My Best Friend, Abe Lincoln
A Tale of Two Boys From Indiana
While Sam Harding is a fictional character and not all the passages in this book are true, My Best Friend, Abe Lincoln is based on historical details. In it, Robert L. Bloch depicts a boyhood friendship that entertains and educates young children about one of our most famous and beloved presidents, Abraham Lincoln. Abe was born in Kentucky on February 12, 1809. His imagined friendship with Sam, a young farm boy, helps to illustrate his early life, when he and his family move to a farm close to Sam Harding’s family in Southwestern Indiana.
The boys have a love of learning in common. They attend a “blab school,” where a dozen children aged six to twelve repeat their lessons aloud until they have memorized them by heart—a practice that makes for a noisy classroom. Sam is fond of Abe, who is tall and skinny and grows so fast that his pants always seem to be too short. He admires his friend’s amazing memory for new words and thoughts, saying he was “…just about as smart as our teacher.”

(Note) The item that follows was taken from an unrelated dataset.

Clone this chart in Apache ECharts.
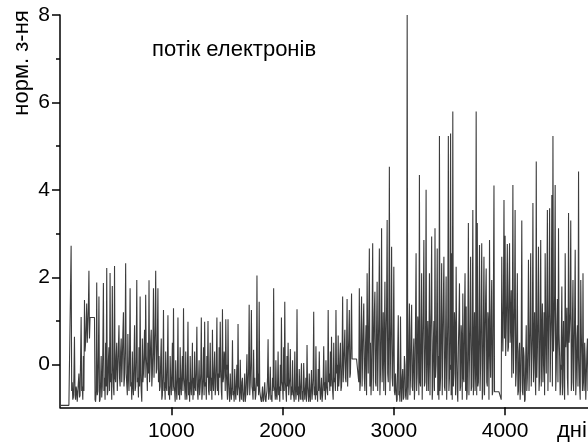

The young friends play with Kickapoo Indian children from an old tribe that lives on a nearby hill, go fishing, and explore caves where bats chase them out. Sam remarks that Abe listens to the preacher’s Sunday sermon, and then uses his own folksy humor to entertain anyone who hears him speak. When Sam’s family invites Abe to make a trip to Owensboro, Kentucky, with them. all are angered and upset when they see a horrible slave market auction.
The author tells how the gangly, barefoot, shaggy-haired Abe Lincoln evolves through mostly a love of books and self-education to become a first-class debater and, eventually, President of the United States. The adventurous tales make young readers aware of a life-style long gone, and also alerts them to the importance of education and friendship, which do live on. Bloch has a connection to Abe Lincoln in that his great-great-grandfather co-signed a request for the important orator to give his first campaign speech in Leavenworth, Kansas, in 1859.
Illustrator John Ewing brings the book’s scenes alive with subtly colored drawings of the characters, the countryside, and farm scenes. He has worked with Walt Disney Studios helping to craft several feature films, and launched Freelance Animators Ltd. in New Zealand. His drawings with overlays of Lincoln leading the Civil War, ending slavery, and beginning the nation’s healing are detailed and striking. This book will enhance young children’s perceptions of our nation’s history. For ages five to eight.